• TASK GOAL: Go through the data and copy every line exactly, but not the images.

— start DATA LINES —

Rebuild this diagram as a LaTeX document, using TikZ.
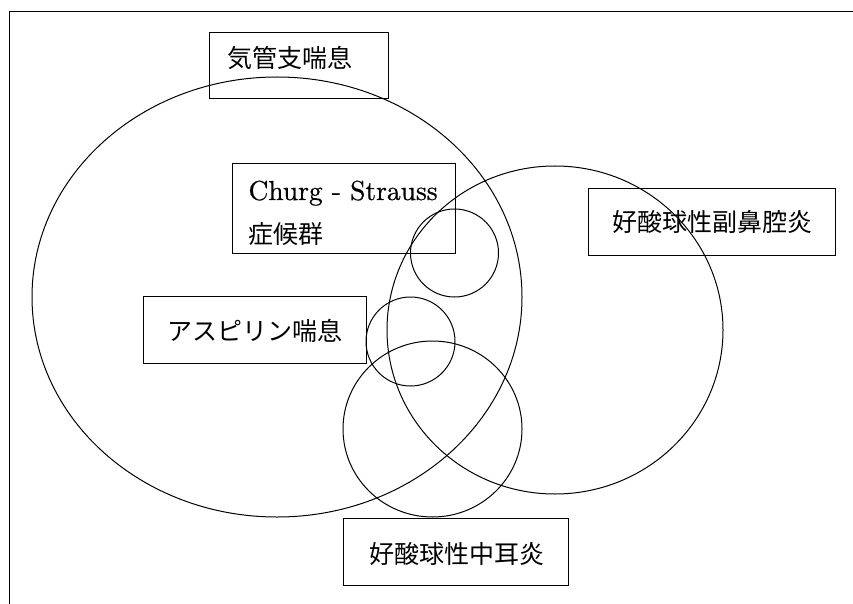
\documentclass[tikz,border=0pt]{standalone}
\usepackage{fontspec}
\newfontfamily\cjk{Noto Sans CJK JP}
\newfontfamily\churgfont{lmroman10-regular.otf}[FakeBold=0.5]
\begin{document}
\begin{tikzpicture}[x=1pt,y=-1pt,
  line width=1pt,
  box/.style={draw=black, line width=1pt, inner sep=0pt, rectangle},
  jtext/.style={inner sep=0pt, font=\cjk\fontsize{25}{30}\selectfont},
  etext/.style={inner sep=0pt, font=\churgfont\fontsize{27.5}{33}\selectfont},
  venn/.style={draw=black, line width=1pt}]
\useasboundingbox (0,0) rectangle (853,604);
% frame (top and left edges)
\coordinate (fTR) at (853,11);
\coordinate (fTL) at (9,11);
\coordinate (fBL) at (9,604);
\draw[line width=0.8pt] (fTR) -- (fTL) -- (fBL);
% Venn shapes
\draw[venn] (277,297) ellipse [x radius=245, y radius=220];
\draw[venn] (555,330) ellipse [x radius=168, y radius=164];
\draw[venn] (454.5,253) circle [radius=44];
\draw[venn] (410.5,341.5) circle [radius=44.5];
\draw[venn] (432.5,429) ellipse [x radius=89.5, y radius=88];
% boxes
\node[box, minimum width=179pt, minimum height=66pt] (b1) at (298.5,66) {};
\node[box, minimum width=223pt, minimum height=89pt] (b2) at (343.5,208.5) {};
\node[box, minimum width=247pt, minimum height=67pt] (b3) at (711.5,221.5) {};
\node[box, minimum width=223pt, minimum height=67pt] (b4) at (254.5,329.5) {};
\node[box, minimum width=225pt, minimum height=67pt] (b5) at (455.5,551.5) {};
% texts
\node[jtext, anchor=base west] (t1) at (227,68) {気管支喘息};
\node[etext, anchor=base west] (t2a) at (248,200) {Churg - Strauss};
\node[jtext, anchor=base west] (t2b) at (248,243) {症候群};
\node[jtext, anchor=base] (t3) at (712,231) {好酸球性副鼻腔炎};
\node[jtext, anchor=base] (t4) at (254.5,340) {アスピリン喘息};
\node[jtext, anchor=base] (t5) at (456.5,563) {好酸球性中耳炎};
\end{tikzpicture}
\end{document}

— end DATA LINES —

• EXERCISE SOLUTION:
Rebuild this diagram as a LaTeX document, using TikZ.
\documentclass[tikz,border=0pt]{standalone}
\usepackage{fontspec}
\newfontfamily\cjk{Noto Sans CJK JP}
\newfontfamily\churgfont{lmroman10-regular.otf}[FakeBold=0.5]
\begin{document}
\begin{tikzpicture}[x=1pt,y=-1pt,
  line width=1pt,
  box/.style={draw=black, line width=1pt, inner sep=0pt, rectangle},
  jtext/.style={inner sep=0pt, font=\cjk\fontsize{25}{30}\selectfont},
  etext/.style={inner sep=0pt, font=\churgfont\fontsize{27.5}{33}\selectfont},
  venn/.style={draw=black, line width=1pt}]
\useasboundingbox (0,0) rectangle (853,604);
% frame (top and left edges)
\coordinate (fTR) at (853,11);
\coordinate (fTL) at (9,11);
\coordinate (fBL) at (9,604);
\draw[line width=0.8pt] (fTR) -- (fTL) -- (fBL);
% Venn shapes
\draw[venn] (277,297) ellipse [x radius=245, y radius=220];
\draw[venn] (555,330) ellipse [x radius=168, y radius=164];
\draw[venn] (454.5,253) circle [radius=44];
\draw[venn] (410.5,341.5) circle [radius=44.5];
\draw[venn] (432.5,429) ellipse [x radius=89.5, y radius=88];
% boxes
\node[box, minimum width=179pt, minimum height=66pt] (b1) at (298.5,66) {};
\node[box, minimum width=223pt, minimum height=89pt] (b2) at (343.5,208.5) {};
\node[box, minimum width=247pt, minimum height=67pt] (b3) at (711.5,221.5) {};
\node[box, minimum width=223pt, minimum height=67pt] (b4) at (254.5,329.5) {};
\node[box, minimum width=225pt, minimum height=67pt] (b5) at (455.5,551.5) {};
% texts
\node[jtext, anchor=base west] (t1) at (227,68) {気管支喘息};
\node[etext, anchor=base west] (t2a) at (248,200) {Churg - Strauss};
\node[jtext, anchor=base west] (t2b) at (248,243) {症候群};
\node[jtext, anchor=base] (t3) at (712,231) {好酸球性副鼻腔炎};
\node[jtext, anchor=base] (t4) at (254.5,340) {アスピリン喘息};
\node[jtext, anchor=base] (t5) at (456.5,563) {好酸球性中耳炎};
\end{tikzpicture}
\end{document}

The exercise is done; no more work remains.